Landscape photography is not a scavenger hunt where you get rewarded for how many places you can photograph.
In my book, you are much better off photographing fewer places, but doing them very well. Return. Find different light. Find a different way to show the place. See it in different seasons. Look for things like wildflowers, or wait for some bird or animal to come to it. Fall in love with the spot, and then work hard to tell it’s story – even if you have to keep trying.
Take Balanced Rock at Big Bend National Park. It is a beautiful place, at the edge of the Grapevine Hills. But it is a bit odd and a bit frustrating. You can only really see it full from a couple of vantage points (i.e. standing on a couple of boulders that let you see the whole scene), so almost all images of it look pretty much the same, no matter the photographer.
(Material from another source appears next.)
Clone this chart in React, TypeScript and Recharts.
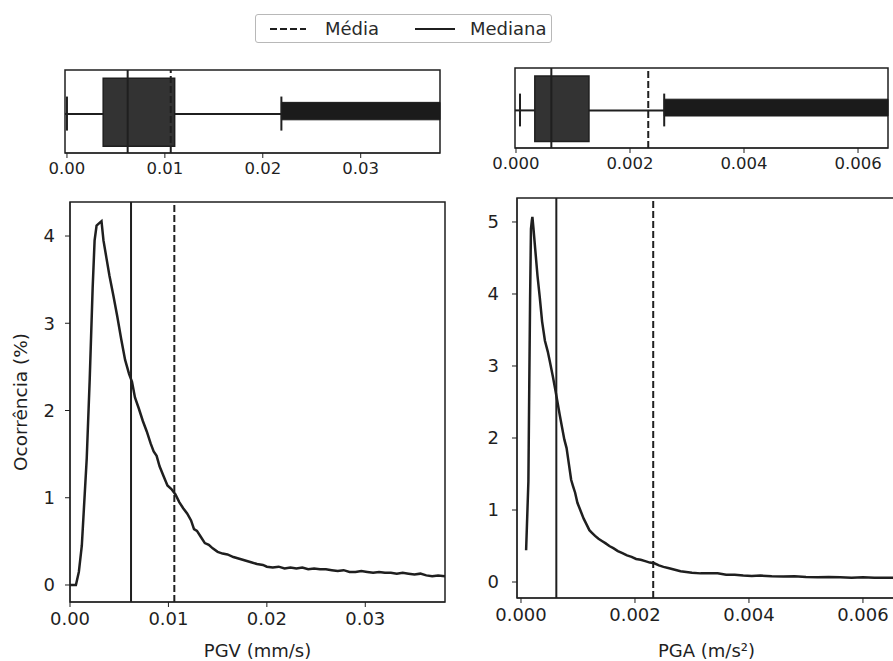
import {
  ComposedChart,
  LineChart,
  Line,
  XAxis,
  YAxis,
  ReferenceLine,
  ReferenceArea,
  Label,
} from 'recharts'

const INK = '#1f1f1f'
const FONT = '"DejaVu Sans", Verdana, sans-serif'

// PGV occurrence curve (x in mm/s, y in %)
const PGV_X = [
  0.0, 0.0006, 0.0009, 0.0012, 0.0015, 0.0017, 0.002, 0.0023, 0.0025, 0.0027,
  0.003, 0.0032, 0.0034, 0.0037, 0.004, 0.0044, 0.0048, 0.0052, 0.0056, 0.006,
  0.0063, 0.0066, 0.007, 0.0074, 0.0078, 0.0082, 0.0085, 0.0088, 0.0091, 0.0095,
  0.0099, 0.0103, 0.0107, 0.0111, 0.0115, 0.0119, 0.0123, 0.0126, 0.0129, 0.0133,
  0.0137, 0.0141, 0.0145, 0.015, 0.0155, 0.016, 0.0166, 0.0172, 0.0178, 0.0184,
  0.019, 0.0196, 0.02, 0.0206, 0.0212, 0.0218, 0.0224, 0.023, 0.0236, 0.0242,
  0.0248, 0.0254, 0.026, 0.0266, 0.0272, 0.0278, 0.0284, 0.029, 0.0296, 0.0302,
  0.0308, 0.0314, 0.032, 0.0326, 0.0332, 0.0338, 0.0344, 0.035, 0.0356, 0.0362,
  0.0368, 0.0374, 0.0381,
]
const PGV_Y = [
  0.0, 0.0, 0.15, 0.45, 1.05, 1.45, 2.35, 3.4, 3.95, 4.12,
  4.15, 4.17, 3.95, 3.75, 3.55, 3.32, 3.08, 2.82, 2.58, 2.42,
  2.33, 2.15, 2.02, 1.88, 1.76, 1.62, 1.53, 1.48, 1.36, 1.25,
  1.14, 1.1, 1.04, 0.95, 0.88, 0.82, 0.74, 0.64, 0.62, 0.55,
  0.48, 0.46, 0.42, 0.38, 0.36, 0.35, 0.32, 0.3, 0.28, 0.26,
  0.24, 0.23, 0.21, 0.2, 0.21, 0.19, 0.2, 0.19, 0.2, 0.18,
  0.19, 0.18, 0.18, 0.17, 0.16, 0.17, 0.15, 0.15, 0.16, 0.15,
  0.14, 0.15, 0.14, 0.14, 0.13, 0.14, 0.13, 0.12, 0.13, 0.11,
  0.1, 0.11, 0.1,
]

// PGA occurrence curve (x in m/s², y in %)
const PGA_X = [
  0.00009, 0.00013, 0.000146, 0.00016, 0.000175, 0.00019, 0.0002, 0.00022, 0.00025, 0.00029,
  0.00033, 0.00037, 0.00042, 0.00047, 0.00051, 0.00056, 0.0006, 0.00064, 0.00068, 0.00072,
  0.00076, 0.0008, 0.00084, 0.00088, 0.00091, 0.00095, 0.00099, 0.00104, 0.0011, 0.00115,
  0.0012, 0.00125, 0.0013, 0.00136, 0.00142, 0.00148, 0.00155, 0.00162, 0.0017, 0.00178,
  0.00186, 0.00194, 0.00202, 0.0021, 0.00218, 0.00226, 0.00234, 0.00242, 0.0025, 0.0026,
  0.0027, 0.0028, 0.0029, 0.003, 0.00315, 0.0033, 0.00345, 0.0036, 0.00375, 0.0039,
  0.00405, 0.0042, 0.0044, 0.0046, 0.0048, 0.005, 0.0052, 0.0054, 0.0056, 0.0058,
  0.006, 0.0062, 0.0064, 0.00658,
]
const PGA_Y = [
  0.44, 1.4, 2.8, 3.95, 4.9, 5.02, 5.07, 4.9, 4.62, 4.25,
  3.95, 3.62, 3.35, 3.2, 3.05, 2.85, 2.68, 2.5, 2.32, 2.15,
  1.98, 1.86, 1.64, 1.42, 1.34, 1.24, 1.1, 1.0, 0.88, 0.8,
  0.72, 0.68, 0.64, 0.6, 0.57, 0.54, 0.5, 0.47, 0.43, 0.4,
  0.37, 0.35, 0.32, 0.31, 0.29, 0.27, 0.26, 0.23, 0.21, 0.19,
  0.17, 0.15, 0.14, 0.13, 0.12, 0.12, 0.12, 0.1, 0.1, 0.09,
  0.085, 0.09, 0.08, 0.075, 0.08, 0.07, 0.065, 0.07, 0.065, 0.06,
  0.065, 0.06, 0.06, 0.06,
]

// box plot stats: [lower whisker, q1, median, q3, upper whisker]
const PGV_STATS = [0.0, 0.0037, 0.0062, 0.011, 0.0219]
const PGA_STATS = [0.00007, 0.00033, 0.00062, 0.00128, 0.0026]
const PGV_MEAN = 0.0106
const PGA_MEAN = 0.00232

const PGV_TICKS = [0, 0.01, 0.02, 0.03]
const PGA_TICKS = [0, 0.002, 0.004, 0.006]
const PGV_Y_TICKS = [0, 1, 2, 3, 4]
const PGA_Y_TICKS = [0, 1, 2, 3, 4, 5]

type Margin = { top: number; right: number; bottom: number; left: number }

interface BoxStripProps {
  stats: number[]
  mean: number
  domain: [number, number]
  ticks: number[]
  decimals: number
  width: number
  height: number
  margin: Margin
}

function BoxStrip({ stats, mean, domain, ticks, decimals, width, height, margin }: BoxStripProps) {
  const [lo, q1, med, q3, hi] = stats
  const mid = 0.47
  // an invisible series keeps both axes registered so the reference shapes can be placed
  const anchor = [
    { x: domain[0], y: 0 },
    { x: domain[1], y: 1 },
  ]
  return (
    <ComposedChart width={width} height={height} margin={margin} data={anchor}>
      <XAxis
        dataKey="x"
        type="number"
        domain={domain}
        allowDataOverflow
        ticks={ticks}
        interval={0}
        tickFormatter={(v: number) => v.toFixed(decimals)}
        tick={{ fill: INK, fontSize: 16.5 }}
        tickSize={5}
        tickMargin={4}
        stroke={INK}
        height={32}
      />
      <YAxis type="number" domain={[0, 1]} allowDataOverflow hide />
      <Line dataKey="y" stroke="none" dot={false} isAnimationActive={false} />
      <ReferenceArea x1={domain[0]} x2={domain[1]} y1={0} y2={1} fill="none" stroke={INK} strokeWidth={1.5} ifOverflow="visible" />
      {/* whiskers and caps */}
      <ReferenceLine segment={[{ x: domain[0], y: mid }, { x: q1, y: mid }]} stroke={INK} strokeWidth={2} ifOverflow="visible" />
      <ReferenceLine segment={[{ x: q3, y: mid }, { x: hi, y: mid }]} stroke={INK} strokeWidth={2} ifOverflow="visible" />
      <ReferenceLine segment={[{ x: lo, y: 0.27 }, { x: lo, y: 0.68 }]} stroke={INK} strokeWidth={2} ifOverflow="visible" />
      <ReferenceLine segment={[{ x: hi, y: 0.27 }, { x: hi, y: 0.68 }]} stroke={INK} strokeWidth={2} ifOverflow="visible" />
      {/* outliers packed into a solid band */}
      <ReferenceArea x1={hi} x2={domain[1]} y1={0.4} y2={0.61} fill="#1b1b1b" fillOpacity={1} stroke="#1b1b1b" ifOverflow="visible" />
      <ReferenceArea x1={q1} x2={q3} y1={0.08} y2={0.9} fill="#333" fillOpacity={1} stroke={INK} strokeWidth={1.5} ifOverflow="visible" />
      <ReferenceLine x={med} stroke={INK} strokeWidth={2} />
      <ReferenceLine x={mean} stroke={INK} strokeWidth={2} strokeDasharray="7 3" />
    </ComposedChart>
  )
}

interface DensityProps {
  xs: number[]
  ys: number[]
  median: number
  mean: number
  xDomain: [number, number]
  yDomain: [number, number]
  xTicks: number[]
  yTicks: number[]
  decimals: number
  xLabel: string
  yLabel?: string
  width: number
  height: number
  margin: Margin
  yWidth: number
  xHeight: number
  yTickGap: number
}

function DensityPanel(p: DensityProps) {
  const data = p.xs.map((x, i) => ({ x, y: p.ys[i] }))
  return (
    <LineChart width={p.width} height={p.height} data={data} margin={p.margin}>
      <XAxis
        dataKey="x"
        type="number"
        domain={p.xDomain}
        allowDataOverflow
        ticks={p.xTicks}
        interval={0}
        tickFormatter={(v: number) => v.toFixed(p.decimals)}
        tick={{ fill: INK, fontSize: 18 }}
        tickSize={5}
        tickMargin={5}
        stroke={INK}
        height={p.xHeight}
      >
        <Label value={p.xLabel} position="insideBottom" offset={4} style={{ fill: INK, fontSize: 18 }} />
      </XAxis>
      <YAxis
        type="number"
        domain={p.yDomain}
        allowDataOverflow
        ticks={p.yTicks}
        interval={0}
        tick={{ fill: INK, fontSize: 18 }}
        tickSize={5}
        tickMargin={p.yTickGap}
        stroke={INK}
        width={p.yWidth}
      >
        {p.yLabel && (
          <Label
            value={p.yLabel}
            angle={-90}
            position="insideLeft"
            offset={20}
            style={{ fill: INK, fontSize: 18.5, textAnchor: 'middle' }}
          />
        )}
      </YAxis>
      <ReferenceArea
        x1={p.xDomain[0]}
        x2={p.xDomain[1]}
        y1={p.yDomain[0]}
        y2={p.yDomain[1]}
        fill="none"
        stroke={INK}
        strokeWidth={1.5}
      />
      <ReferenceLine x={p.median} stroke={INK} strokeWidth={2} />
      <ReferenceLine x={p.mean} stroke={INK} strokeWidth={2} strokeDasharray="7 3" />
      <Line
        dataKey="y"
        type="linear"
        stroke={INK}
        strokeWidth={2.5}
        dot={false}
        isAnimationActive={false}
      />
    </LineChart>
  )
}

function LegendBox() {
  return (
    <div
      style={{
        position: 'absolute',
        left: 255,
        top: 14,
        width: 297,
        height: 29,
        border: '1px solid #b8b8b8',
        borderRadius: 3,
        boxSizing: 'border-box',
      }}
    >
      <svg width={297} height={29}>
        <line x1={14} x2={50} y1={14} y2={14} stroke={INK} strokeWidth={2} strokeDasharray="7 3" />
        <text x={69} y={20} fontSize={18} fill="#2a2a2a">Média</text>
        <line x1={159} x2={199} y1={14} y2={14} stroke={INK} strokeWidth={2} />
        <text x={214} y={20} fontSize={18} fill="#2a2a2a">Mediana</text>
      </svg>
    </div>
  )
}

export default function App() {
  return (
    <div
      style={{
        position: 'absolute',
        left: 0,
        top: 0,
        width: 893,
        height: 661,
        overflow: 'hidden',
        background: '#fff',
        fontFamily: FONT,
      }}
    >
      <LegendBox />
      <div style={{ position: 'absolute', left: 0, top: 60 }}>
        <BoxStrip
          stats={PGV_STATS}
          mean={PGV_MEAN}
          domain={[-0.0002, 0.0381]}
          ticks={PGV_TICKS}
          decimals={2}
          width={460}
          height={125}
          margin={{ top: 10, right: 20, bottom: 0, left: 65 }}
        />
      </div>
      <div style={{ position: 'absolute', left: 480, top: 58 }}>
        <BoxStrip
          stats={PGA_STATS}
          mean={PGA_MEAN}
          domain={[-0.0000175, 0.006526]}
          ticks={PGA_TICKS}
          decimals={3}
          width={413}
          height={122}
          margin={{ top: 10, right: 5, bottom: 0, left: 35 }}
        />
      </div>
      <div style={{ position: 'absolute', left: 0, top: 190 }}>
        <DensityPanel
          xs={PGV_X}
          ys={PGV_Y}
          median={0.0062}
          mean={PGV_MEAN}
          xDomain={[0, 0.0381]}
          yDomain={[-0.195, 4.39]}
          xTicks={PGV_TICKS}
          yTicks={PGV_Y_TICKS}
          decimals={2}
          xLabel="PGV (mm/s)"
          yLabel="Ocorrência (%)"
          width={460}
          height={471}
          margin={{ top: 12, right: 15, bottom: 0, left: 0 }}
          yWidth={70}
          xHeight={59}
          yTickGap={10}
        />
      </div>
      <div style={{ position: 'absolute', left: 450, top: 186 }}>
        <DensityPanel
          xs={PGA_X}
          ys={PGA_Y}
          median={PGA_STATS[2]}
          mean={PGA_MEAN}
          xDomain={[-0.00007, 0.00658]}
          yDomain={[-0.222, 5.333]}
          xTicks={PGA_TICKS}
          yTicks={PGA_Y_TICKS}
          decimals={3}
          xLabel="PGA (m/s²)"
          width={446}
          height={475}
          margin={{ top: 12, right: 0, bottom: 0, left: 0 }}
          yWidth={67}
          xHeight={63}
          yTickGap={13}
        />
      </div>
    </div>
  )
}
And I have shot this several times, so I did not really need this image, but made the long pre-dawn hike in the hope I might find it surrounded by wildflowers. Alas – NO, that was not to be. There were a few around, but not in your face and not in view of this class shot. But still worth shooting? Hell yes!
But soon a few clouds started to build, and then I suddenly had something unique to that exact place and that exact moment. For me, that is well worth the time and effort to get there and photograph Balanced Rock yet again.
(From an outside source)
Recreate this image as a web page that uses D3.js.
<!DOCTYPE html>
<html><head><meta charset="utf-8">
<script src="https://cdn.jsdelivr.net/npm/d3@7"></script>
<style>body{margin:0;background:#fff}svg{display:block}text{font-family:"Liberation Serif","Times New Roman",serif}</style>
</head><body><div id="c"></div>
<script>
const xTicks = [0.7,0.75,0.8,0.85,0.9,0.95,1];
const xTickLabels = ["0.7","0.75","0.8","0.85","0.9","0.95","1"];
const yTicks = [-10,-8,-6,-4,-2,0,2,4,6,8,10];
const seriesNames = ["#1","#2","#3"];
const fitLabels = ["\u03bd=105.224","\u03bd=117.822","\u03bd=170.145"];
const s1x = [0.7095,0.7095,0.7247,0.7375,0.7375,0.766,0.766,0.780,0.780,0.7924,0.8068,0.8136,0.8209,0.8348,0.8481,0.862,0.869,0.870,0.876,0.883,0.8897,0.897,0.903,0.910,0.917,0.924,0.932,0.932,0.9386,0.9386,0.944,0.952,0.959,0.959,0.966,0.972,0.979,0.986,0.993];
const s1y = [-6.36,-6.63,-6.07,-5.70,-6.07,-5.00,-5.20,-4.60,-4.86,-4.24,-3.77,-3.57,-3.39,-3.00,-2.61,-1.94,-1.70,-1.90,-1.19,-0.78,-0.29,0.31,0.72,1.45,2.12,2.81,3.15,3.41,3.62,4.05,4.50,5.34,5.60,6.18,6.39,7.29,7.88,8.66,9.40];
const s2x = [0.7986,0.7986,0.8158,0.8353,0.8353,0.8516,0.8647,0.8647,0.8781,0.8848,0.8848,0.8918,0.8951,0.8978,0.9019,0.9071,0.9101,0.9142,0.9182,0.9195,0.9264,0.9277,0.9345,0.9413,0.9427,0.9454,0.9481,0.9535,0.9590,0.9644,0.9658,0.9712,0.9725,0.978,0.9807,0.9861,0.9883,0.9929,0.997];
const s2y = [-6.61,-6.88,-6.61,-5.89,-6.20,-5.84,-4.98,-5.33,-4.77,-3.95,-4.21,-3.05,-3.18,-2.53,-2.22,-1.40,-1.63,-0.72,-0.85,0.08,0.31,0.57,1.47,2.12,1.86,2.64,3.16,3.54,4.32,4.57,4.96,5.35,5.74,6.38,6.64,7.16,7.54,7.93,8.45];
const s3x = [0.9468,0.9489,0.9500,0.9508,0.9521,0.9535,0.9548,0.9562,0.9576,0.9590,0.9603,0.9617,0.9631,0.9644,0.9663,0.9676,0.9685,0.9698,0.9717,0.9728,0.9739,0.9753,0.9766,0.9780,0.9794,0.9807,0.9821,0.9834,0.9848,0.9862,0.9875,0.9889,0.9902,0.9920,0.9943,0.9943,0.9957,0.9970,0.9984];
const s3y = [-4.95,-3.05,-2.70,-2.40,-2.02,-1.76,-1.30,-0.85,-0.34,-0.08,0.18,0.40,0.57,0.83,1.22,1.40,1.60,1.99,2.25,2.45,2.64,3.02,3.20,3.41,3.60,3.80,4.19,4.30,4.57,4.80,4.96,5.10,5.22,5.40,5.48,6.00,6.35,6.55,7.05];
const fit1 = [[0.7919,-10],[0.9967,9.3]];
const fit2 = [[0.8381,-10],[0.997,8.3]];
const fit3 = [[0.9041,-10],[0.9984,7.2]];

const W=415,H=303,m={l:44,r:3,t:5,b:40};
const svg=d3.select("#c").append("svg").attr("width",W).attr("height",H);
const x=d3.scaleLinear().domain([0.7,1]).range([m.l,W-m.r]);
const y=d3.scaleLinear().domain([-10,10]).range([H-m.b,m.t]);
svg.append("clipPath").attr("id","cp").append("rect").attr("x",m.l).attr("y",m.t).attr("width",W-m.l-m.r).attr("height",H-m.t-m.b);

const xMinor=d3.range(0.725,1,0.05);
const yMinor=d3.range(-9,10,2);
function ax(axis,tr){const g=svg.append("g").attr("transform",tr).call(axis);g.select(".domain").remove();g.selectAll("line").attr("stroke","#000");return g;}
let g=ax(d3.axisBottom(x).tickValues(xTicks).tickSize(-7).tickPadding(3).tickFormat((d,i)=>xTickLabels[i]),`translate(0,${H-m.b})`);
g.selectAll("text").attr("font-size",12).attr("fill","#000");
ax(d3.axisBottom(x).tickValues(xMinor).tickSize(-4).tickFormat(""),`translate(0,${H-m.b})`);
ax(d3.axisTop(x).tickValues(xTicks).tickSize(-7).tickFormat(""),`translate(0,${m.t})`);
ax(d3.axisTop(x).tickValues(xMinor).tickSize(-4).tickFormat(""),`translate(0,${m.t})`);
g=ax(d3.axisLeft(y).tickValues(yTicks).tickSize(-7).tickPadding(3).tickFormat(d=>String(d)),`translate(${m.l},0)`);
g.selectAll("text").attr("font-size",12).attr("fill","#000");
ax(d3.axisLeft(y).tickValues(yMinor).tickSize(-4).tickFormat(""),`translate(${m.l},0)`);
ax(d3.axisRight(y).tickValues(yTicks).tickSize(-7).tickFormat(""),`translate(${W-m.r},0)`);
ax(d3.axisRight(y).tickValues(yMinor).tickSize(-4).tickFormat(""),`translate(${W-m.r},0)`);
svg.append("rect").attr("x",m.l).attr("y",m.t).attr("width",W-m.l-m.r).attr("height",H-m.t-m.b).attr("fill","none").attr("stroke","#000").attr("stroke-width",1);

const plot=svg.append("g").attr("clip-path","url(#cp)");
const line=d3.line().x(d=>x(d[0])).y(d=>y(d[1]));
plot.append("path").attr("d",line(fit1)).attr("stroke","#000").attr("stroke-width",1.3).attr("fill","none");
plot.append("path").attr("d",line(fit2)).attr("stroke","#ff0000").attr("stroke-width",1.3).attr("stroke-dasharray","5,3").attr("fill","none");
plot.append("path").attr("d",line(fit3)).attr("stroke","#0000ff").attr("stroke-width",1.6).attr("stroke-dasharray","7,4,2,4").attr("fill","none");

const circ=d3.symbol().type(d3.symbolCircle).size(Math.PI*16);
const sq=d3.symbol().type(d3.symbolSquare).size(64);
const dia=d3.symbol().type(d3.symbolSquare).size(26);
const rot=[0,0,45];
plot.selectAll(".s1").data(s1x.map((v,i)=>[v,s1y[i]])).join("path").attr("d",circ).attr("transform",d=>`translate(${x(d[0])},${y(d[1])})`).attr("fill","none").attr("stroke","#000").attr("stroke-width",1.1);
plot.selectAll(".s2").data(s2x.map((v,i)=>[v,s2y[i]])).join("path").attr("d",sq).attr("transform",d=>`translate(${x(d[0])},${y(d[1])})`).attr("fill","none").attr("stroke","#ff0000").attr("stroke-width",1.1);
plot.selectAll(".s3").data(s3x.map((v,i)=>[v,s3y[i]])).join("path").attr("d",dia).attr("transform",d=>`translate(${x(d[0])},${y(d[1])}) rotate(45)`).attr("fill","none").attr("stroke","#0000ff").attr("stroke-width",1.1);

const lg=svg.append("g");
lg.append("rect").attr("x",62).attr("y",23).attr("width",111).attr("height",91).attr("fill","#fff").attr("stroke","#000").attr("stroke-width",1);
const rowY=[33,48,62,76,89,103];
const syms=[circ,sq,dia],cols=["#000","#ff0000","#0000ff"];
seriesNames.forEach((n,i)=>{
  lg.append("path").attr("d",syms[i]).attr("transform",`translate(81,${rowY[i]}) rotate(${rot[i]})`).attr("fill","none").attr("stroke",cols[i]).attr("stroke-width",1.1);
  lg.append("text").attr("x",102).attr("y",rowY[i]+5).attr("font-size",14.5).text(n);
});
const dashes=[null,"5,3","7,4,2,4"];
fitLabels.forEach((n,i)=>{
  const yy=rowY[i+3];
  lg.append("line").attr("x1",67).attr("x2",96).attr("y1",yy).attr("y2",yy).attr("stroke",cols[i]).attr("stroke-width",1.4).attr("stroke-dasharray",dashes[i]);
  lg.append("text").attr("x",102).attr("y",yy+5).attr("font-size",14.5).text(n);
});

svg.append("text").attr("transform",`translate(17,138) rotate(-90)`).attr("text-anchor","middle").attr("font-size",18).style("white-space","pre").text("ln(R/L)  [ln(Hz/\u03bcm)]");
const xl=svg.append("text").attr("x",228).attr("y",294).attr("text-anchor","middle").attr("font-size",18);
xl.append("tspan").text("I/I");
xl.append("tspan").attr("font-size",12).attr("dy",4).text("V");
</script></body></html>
But wait, there is more. What about finding a perspective you have never tried before? I walked around the Balanced Rock as I watched these clouds roll through and finally found this image, which would not work anywhere near as well with an empty sky. Again, an image completely of this one time and place.
And about those wildflowers, could I find any nearby? With a little searching, I finally found a couple of vantage points that allowed me to include flowers and Balanced Rock in the same frame.
So is that worth coming back to Balanced Rock every time I come to Big Bend? For me, the answer is definitely yes.